Advisors and Team Members

We often don’t know what we don’t know. A lack of information and resources is sometimes what holds business owners back from transition planning. Only about a third of owners report knowing all their business transition options and another third are “unsure” of what they are, according to the EPI Owner Readiness surveys.

Advisors should commit to the ongoing process of educating themselves on exit and business transition planning, so they are adequately prepared to approach new and existing owner clients about how and why it matters to them, their families and their business. Pursuing Certified Exit Planning Advisor (CEPA) and Certified Exit Planner (CExP) designations are a great way to begin this learning process.
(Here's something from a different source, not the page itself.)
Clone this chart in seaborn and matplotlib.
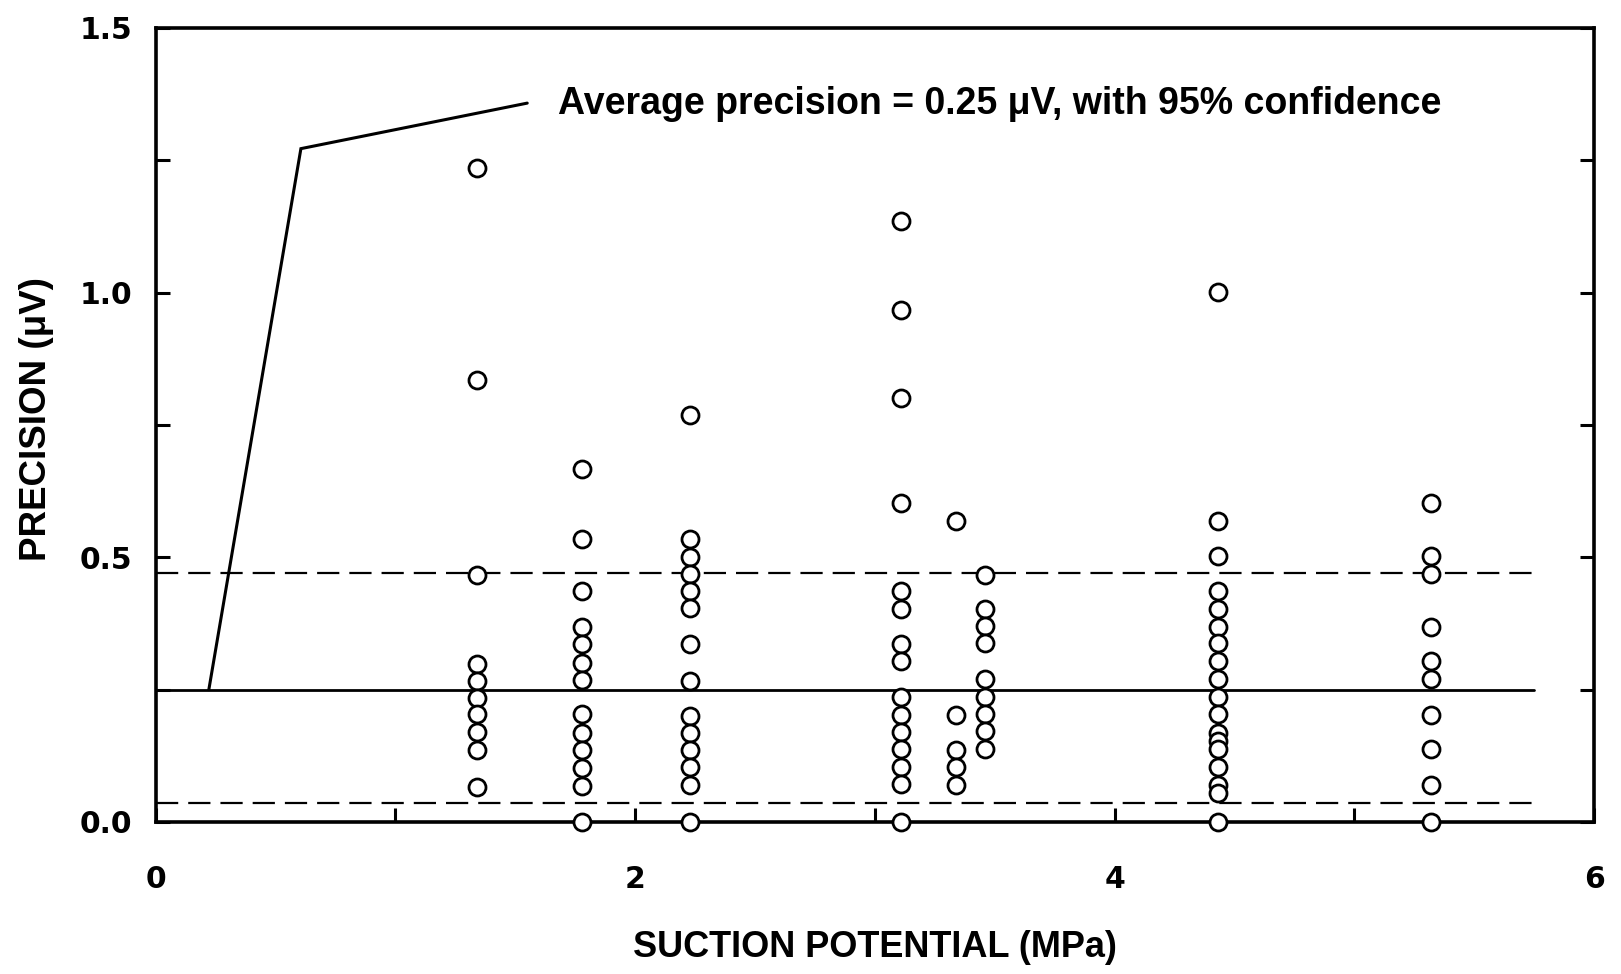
import matplotlib
matplotlib.use("Agg")
import matplotlib.pyplot as plt
import numpy as np
import pandas as pd
import seaborn as sns

# ---------------- data ----------------
suction_levels = [1.34, 1.78, 2.23, 3.11, 3.34, 3.46, 4.43, 5.32]

prec_1_34 = [1.235, 0.834, 0.467, 0.299, 0.267, 0.235, 0.204, 0.170, 0.136, 0.066]
prec_1_78 = [0.667, 0.534, 0.437, 0.369, 0.336, 0.301, 0.268, 0.204, 0.169, 0.136,
             0.102, 0.068, 0.0]
prec_2_23 = [0.768, 0.535, 0.501, 0.469, 0.437, 0.404, 0.336, 0.267, 0.200, 0.169,
             0.136, 0.103, 0.069, 0.0]
prec_3_11 = [1.135, 0.967, 0.801, 0.602, 0.436, 0.403, 0.337, 0.304, 0.236, 0.203,
             0.170, 0.138, 0.104, 0.071, 0.0]
prec_3_34 = [0.569, 0.202, 0.135, 0.103, 0.070]
prec_3_46 = [0.467, 0.403, 0.371, 0.339, 0.271, 0.237, 0.204, 0.171, 0.138]
prec_4_43 = [1.002, 0.569, 0.503, 0.437, 0.403, 0.369, 0.338, 0.304, 0.270, 0.237,
             0.204, 0.169, 0.153, 0.138, 0.103, 0.070, 0.054, 0.0]
prec_5_32 = [0.603, 0.503, 0.469, 0.369, 0.304, 0.270, 0.203, 0.137, 0.069, 0.0]

precision_groups = [prec_1_34, prec_1_78, prec_2_23, prec_3_11,
                    prec_3_34, prec_3_46, prec_4_43, prec_5_32]

mean_precision = 0.25
upper_limit = 0.47
lower_limit = 0.035
line_x = [0.0, 5.75]

leader_x = [0.222, 0.606, 1.550]
leader_y = [0.25, 1.272, 1.358]
annotation = "Average precision = 0.25 \u03bcV, with 95% confidence"
annot_x, annot_y = 1.68, 1.337

x_major = [0, 2, 4, 6]
x_minor = [1, 3, 5]
y_major = [0.0, 0.5, 1.0, 1.5]
y_minor = [0.25, 0.75, 1.25]
x_ticklabels = ["0", "2", "4", "6"]
y_ticklabels = ["0.0", "0.5", "1.0", "1.5"]

xlabel = "SUCTION POTENTIAL (MPa)"
ylabel = "PRECISION (\u03bcV)"

rows = []
for s, vals in zip(suction_levels, precision_groups):
    for v in vals:
        rows.append({"suction": s, "precision": v})
df = pd.DataFrame(rows)

# ---------------- figure ----------------
sns.set_style("ticks")
plt.rcParams["font.family"] = ["Liberation Sans", "DejaVu Sans"]
plt.rcParams["font.weight"] = "bold"
for key in ["text.color", "axes.labelcolor", "xtick.color", "ytick.color",
            "axes.edgecolor"]:
    plt.rcParams[key] = "black"

fig = plt.figure(figsize=(16.21, 9.74), dpi=100)
ax = fig.add_axes([0.0960, 0.1561, 0.8874, 0.8152])

# reference lines
ax.plot(line_x, [mean_precision] * 2, color="black", lw=2.0, zorder=2)
ax.plot(line_x, [upper_limit] * 2, color="black", lw=1.6,
        dashes=(10, 4.5), zorder=2)
ax.plot(line_x, [lower_limit] * 2, color="black", lw=1.6,
        dashes=(10, 4.5), zorder=2)

# leader line
ax.plot(leader_x, leader_y, color="black", lw=2.2, zorder=2,
        solid_joinstyle="miter")

# points
sns.scatterplot(data=df, x="suction", y="precision", ax=ax, marker="o",
                s=150, facecolor="white", edgecolor="black", linewidth=2.0,
                clip_on=False, zorder=5, legend=False)

ax.text(annot_x, annot_y, annotation, fontsize=27, fontweight="bold",
        color="black", ha="left", va="baseline",
        family=["Liberation Sans", "DejaVu Sans"])

ax.set_xlim(0, 6)
ax.set_ylim(0, 1.5)
ax.set_xticks(x_major)
ax.set_xticks(x_minor, minor=True)
ax.set_yticks(y_major)
ax.set_yticks(y_minor, minor=True)
ax.set_xticklabels(x_ticklabels)
ax.set_yticklabels(y_ticklabels)

ax.tick_params(which="both", direction="in", length=10, width=2.2,
               right=True, top=False, color="black", labelcolor="black")
ax.tick_params(axis="y", which="major", pad=17)
ax.tick_params(axis="x", which="major", pad=31)
for lab in ax.get_xticklabels() + ax.get_yticklabels():
    lab.set_fontfamily("DejaVu Sans")
    lab.set_fontweight("heavy")
    lab.set_fontsize(21.5)

for sp in ax.spines.values():
    sp.set_linewidth(2.6)
    sp.set_color("black")

ax.set_xlabel(xlabel, fontsize=26, fontweight="bold", color="black")
ax.set_ylabel(ylabel, fontsize=26.5, fontweight="bold", color="black")
ax.xaxis.set_label_coords(0.5, -0.158)
ax.xaxis.label.set_va("center")
ax.yaxis.set_label_coords(-0.083, 0.507)
ax.yaxis.label.set_va("center")
ax.yaxis.label.set_ha("center")

fig.savefig("out.png", dpi=100, facecolor="white")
Acknowledge the risk that failed baby boomer business transitions pose to local communities and reframe the problem as a collective rather than individual one falling exclusively on owners. Identify the number of baby boomer-owned businesses at risk in your community, then work to bring together various community stakeholders with resources enough to help enable the implementation of a solution. Most importantly, engage baby boomer owners at scale to provide information and resources about the risk transition failure poses to everyone. 
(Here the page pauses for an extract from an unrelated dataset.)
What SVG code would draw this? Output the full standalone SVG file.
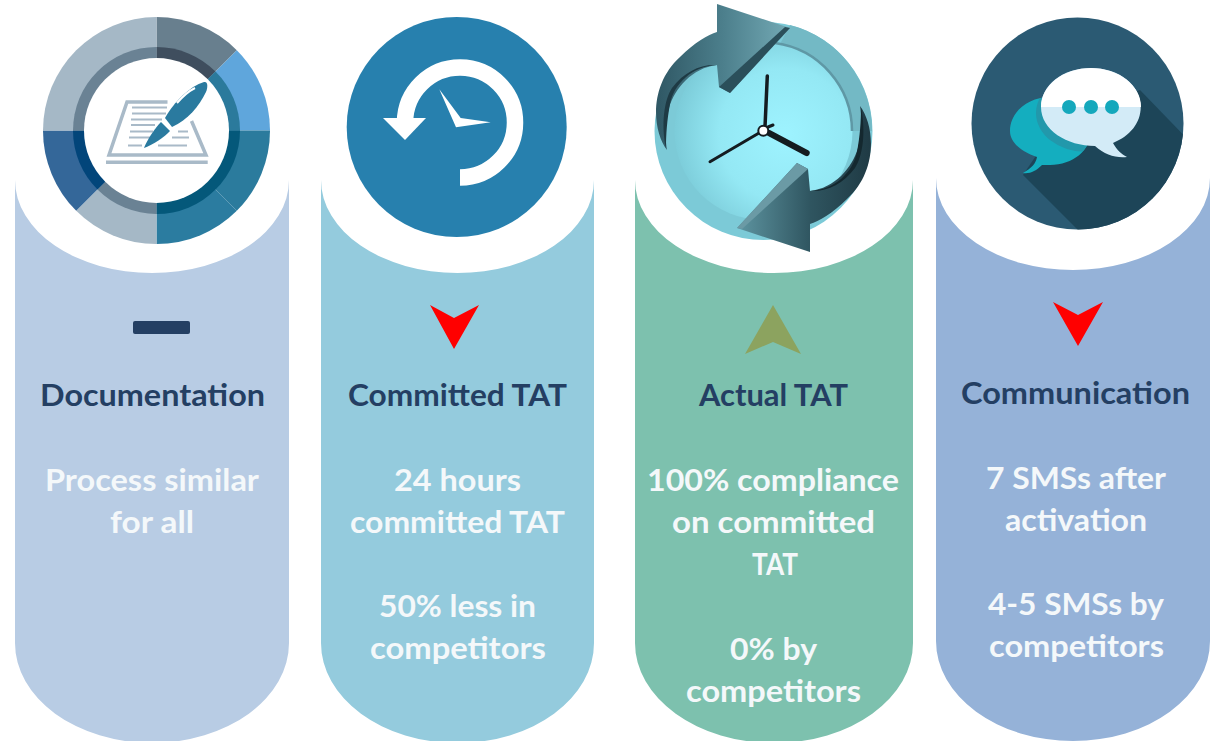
<svg xmlns="http://www.w3.org/2000/svg" width="1210" height="741" viewBox="0 0 1210 741">
<style>
text{font-family:Lato,"Liberation Sans",sans-serif;font-weight:700;font-size:30px;text-anchor:middle}
.h{fill:#243f63}
.b{fill:#f4f8fa}
.pl{stroke:#a9bac8;stroke-width:2;fill:none}
</style>
<defs>
<radialGradient id="sph" cx="0.62" cy="0.52" r="0.62"><stop offset="0" stop-color="#9ef3ff"/><stop offset="0.6" stop-color="#94e8f4"/><stop offset="1" stop-color="#7cccd9"/></radialGradient>
<linearGradient id="arw" x1="0" y1="0" x2="1" y2="0"><stop offset="0" stop-color="#2f5764"/><stop offset="0.5" stop-color="#4c7f8c"/><stop offset="1" stop-color="#74aab5"/></linearGradient>
<linearGradient id="arw2" x1="0" y1="0" x2="1" y2="0"><stop offset="0" stop-color="#1f3a44"/><stop offset="0.45" stop-color="#2f5560"/><stop offset="1" stop-color="#5e95a1"/></linearGradient>
<clipPath id="c4"><circle cx="1077.500" cy="123.500" r="106"/></clipPath>
<clipPath id="bt"><rect x="1030" y="60" width="120" height="47"/></clipPath>
<clipPath id="teal"><ellipse cx="1050" cy="131" rx="41" ry="34"/></clipPath>
</defs>
<rect width="1210" height="741" fill="#fff"/>

<g id="documentation">
<path d="M15,180A137,93 0 0 0 289,180V643A137,100 0 0 1 15,643Z" fill="#b8cce4"/>
<path d="M156.500,130.500V17A113.500,113.500 0 0 1 236.800,50.200Z" fill="#687f8e"/>
<path d="M156.500,130.500L236.800,50.200A113.500,113.500 0 0 1 270,130.500Z" fill="#5fa6dc"/>
<path d="M156.500,130.500H270A113.500,113.500 0 0 1 236.800,210.800Z" fill="#2b7b9d"/>
<path d="M156.500,130.500L236.800,210.800A113.500,113.500 0 0 1 156.500,244Z" fill="#2b7ca0"/>
<path d="M156.500,130.500V244A113.500,113.500 0 0 1 76.200,210.800Z" fill="#a5b8c6"/>
<path d="M156.500,130.500L76.200,210.800A113.500,113.500 0 0 1 43,130.500Z" fill="#346799"/>
<path d="M156.500,130.500H43A113.500,113.500 0 0 1 156.500,17Z" fill="#a5b8c6"/>
<path d="M156.500,130.500V47A83.500,83.500 0 0 1 215.500,71.500Z" fill="#3f4e5e"/>
<path d="M156.500,130.500L215.500,71.500A83.500,83.500 0 0 1 240,130.500Z" fill="#2b7a9c"/>
<path d="M156.500,130.500H240A83.500,83.500 0 0 1 156.500,214Z" fill="#04587a"/>
<path d="M156.500,130.500V214A83.500,83.500 0 0 1 97.500,189.500Z" fill="#6a8294"/>
<path d="M156.500,130.500L97.500,189.500A83.500,83.500 0 0 1 73,130.500Z" fill="#02457a"/>
<path d="M156.500,130.500H73A83.500,83.500 0 0 1 156.500,47Z" fill="#6a8294"/>
<circle cx="156.500" cy="130.500" r="72.500" fill="#fff"/>
<path d="M167.500,102H127L109,155H206L191.500,121" fill="none" stroke="#a9bac8" stroke-width="3.500"/>
<rect x="106" y="160.500" width="101.700" height="3.500" fill="#a9bac8"/>
<path class="pl" d="M132,107.500H167M132,113.500H166M131,119.500H162M131,125H155M130,131.500H153M178,131.500H188M129,137.500H150M172,137.500H189M128,145.500H142M158,145.500H187"/>
<path d="M165,118C174,102 190,86 204,82C208,81 208,87 206,92C199,106 188,120 172,127Z" fill="#2a7a9f"/>
<path d="M161,122L170,131C165,137 152,145 144,148C147,140 155,128 161,122Z" fill="#2a7a9f"/>
<path d="M177,103C183,96 189,91 195,88" fill="none" stroke="#fff" stroke-width="2"/>
<rect x="133" y="321" width="57" height="13" rx="2" fill="#243f63"/>
<text class="h" x="152.500" y="406" textLength="225" lengthAdjust="spacingAndGlyphs">Documentation</text>
<text class="b" x="152" y="491" textLength="214" lengthAdjust="spacingAndGlyphs">Process similar</text>
<text class="b" x="152" y="533" textLength="84" lengthAdjust="spacingAndGlyphs">for all</text>
</g>

<g id="committed-tat">
<path d="M321,180A136.500,93 0 0 0 594,180V643A136.500,100 0 0 1 321,643Z" fill="#94cbdd"/>
<circle cx="456.700" cy="127" r="110" fill="#2780ae"/>
<path d="M460,177.500A55,55 0 1 0 405,122" fill="none" stroke="#fff" stroke-width="16.500"/>
<polygon points="383,118 426,118 405,140" fill="#fff"/>
<polygon points="439.300,89.300 460.700,118 490.700,122.300 456,127.300" fill="#fff"/>
<polygon points="430,305 454,318 479,305 454,349" fill="#ff0000"/>
<text class="h" x="457.500" y="406" textLength="219" lengthAdjust="spacingAndGlyphs">Committed TAT</text>
<text class="b" x="457.500" y="491" textLength="127" lengthAdjust="spacingAndGlyphs">24 hours</text>
<text class="b" x="457.500" y="533" textLength="215" lengthAdjust="spacingAndGlyphs">committed TAT</text>
<text class="b" x="457.500" y="617" textLength="157" lengthAdjust="spacingAndGlyphs">50% less in</text>
<text class="b" x="458" y="659" textLength="176" lengthAdjust="spacingAndGlyphs">competitors</text>
</g>

<g id="actual-tat">
<path d="M635,180A139,93 0 0 0 913,180V643A139,100 0 0 1 635,643Z" fill="#7dc1ae"/>
<circle cx="763.500" cy="131" r="109" fill="#7ccad7"/>
<path d="M790,25A109,109 0 0 1 872,131H852A89,89 0 0 0 780,44Z" fill="#73b9c5"/>
<circle cx="763.500" cy="131" r="89" fill="url(#sph)"/>
<path d="M775,43A89,89 0 0 1 852,131" fill="none" stroke="#5f98a5" stroke-width="2.500"/>
<g id="arrow-top">
<path d="M717,4L790,28L730,93L719,87L717,65C692,68 675,88 669,108C665,123 665,138 667,150C652,130 649,85 680,57C695,42 708,35 717,32Z" fill="url(#arw)"/>
<polygon points="785,27 790,28 730,93 719,87" fill="#2b4f5a"/>
<path d="M717,65C692,66 674,84 670,104C667,120 666,135 666,148C661,125 664,100 672,88C684,72 700,64 717,65Z" fill="#1e3a44"/>
</g>
<g id="arrow-bottom" transform="rotate(180 763.500 128)">
<path d="M717,4L790,28L730,93L719,87L717,65C692,68 675,88 669,108C665,123 665,138 667,150C652,130 649,85 680,57C695,42 708,35 717,32Z" fill="url(#arw2)"/>
<polygon points="785,27 790,28 730,93 719,87" fill="#6b9aa5"/>
<path d="M717,65C692,66 674,84 670,104C667,120 666,135 666,148C661,125 664,100 672,88C684,72 700,64 717,65Z" fill="#14282f"/>
</g>
<g stroke="#141c20" stroke-linecap="round" fill="none">
<path d="M767.300,76L765,127" stroke-width="3.500"/>
<path d="M759,133L710,161.700" stroke-width="3"/>
<path d="M769,133L806.700,153" stroke-width="6"/>
<path d="M768,127L773,125" stroke-width="3"/>
</g>
<circle cx="763.300" cy="130.700" r="5" fill="#fff" stroke="#141c20" stroke-width="2"/>
<polygon points="773,305 745,354 773,342 801,354" fill="#8ca35f"/>
<text class="h" x="773.500" y="406" textLength="149" lengthAdjust="spacingAndGlyphs">Actual TAT</text>
<text class="b" x="773" y="491" textLength="252" lengthAdjust="spacingAndGlyphs">100% compliance</text>
<text class="b" x="773.500" y="533" textLength="203" lengthAdjust="spacingAndGlyphs">on committed</text>
<text class="b" x="775" y="575" textLength="46" lengthAdjust="spacingAndGlyphs">TAT</text>
<text class="b" x="773.500" y="660" textLength="87" lengthAdjust="spacingAndGlyphs">0% by</text>
<text class="b" x="773.500" y="702" textLength="175" lengthAdjust="spacingAndGlyphs">competitors</text>
</g>

<g id="communication">
<path d="M936,178A137,92 0 0 0 1210,178V641A137,100 0 0 1 936,641Z" fill="#95b2d8"/>
<circle cx="1077.500" cy="123.500" r="106" fill="#2b5a73"/>
<polygon points="1140,90 1200,152 1200,260 1110,262 1023,175 1060,120" fill="#1d4558" clip-path="url(#c4)"/>
<path d="M1023,173C1032,168 1036,163 1037,157C1020,151 1010,142 1010,131C1010,112 1028,97 1050,97C1073,97 1091,112 1091,131C1091,150 1073,165 1050,165C1045,165 1043,165 1042,165C1036,171 1030,174 1023,173Z" fill="#14aebf"/>
<ellipse cx="1086" cy="113" rx="50" ry="39" fill="#2298ab" clip-path="url(#teal)"/>
<path d="M1127,157C1115,158 1105,155 1095,146C1067,146 1041,130 1041,107C1041,85 1063,68 1091,68C1119,68 1140.700,85 1140.700,107C1140.700,123 1130,136 1113,143C1117,150 1121,154 1127,157Z" fill="#d3ebf7"/>
<ellipse cx="1091" cy="107" rx="50" ry="39" fill="#fff" clip-path="url(#bt)"/>
<circle cx="1069" cy="107" r="7" fill="#14a8bc"/>
<circle cx="1091" cy="107" r="7" fill="#14a8bc"/>
<circle cx="1112" cy="107" r="7" fill="#14a8bc"/>
<polygon points="1053,302 1078,315 1103,302 1078,346" fill="#ff0000"/>
<text class="h" x="1075.500" y="404" textLength="229" lengthAdjust="spacingAndGlyphs">Communication</text>
<text class="b" x="1076" y="489" textLength="180" lengthAdjust="spacingAndGlyphs">7 SMSs after</text>
<text class="b" x="1076" y="531" textLength="142" lengthAdjust="spacingAndGlyphs">activation</text>
<text class="b" x="1076" y="615" textLength="176" lengthAdjust="spacingAndGlyphs">4-5 SMSs by</text>
<text class="b" x="1076.500" y="657" textLength="175" lengthAdjust="spacingAndGlyphs">competitors</text>
</g>
</svg>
Leaving a legacy is fulfilling on an individual level but its worth is measured by how it impacts the communities we leave behind. For better or worse, baby boomer business owners have enormous economic influence on their local communities, so the question isn’t if their exit will have an impact, it’s how

With dedication and collective action, baby boomer business transitions have the potential to mitigate years of future economic downturn and set successor generations on a path to success and prosperity.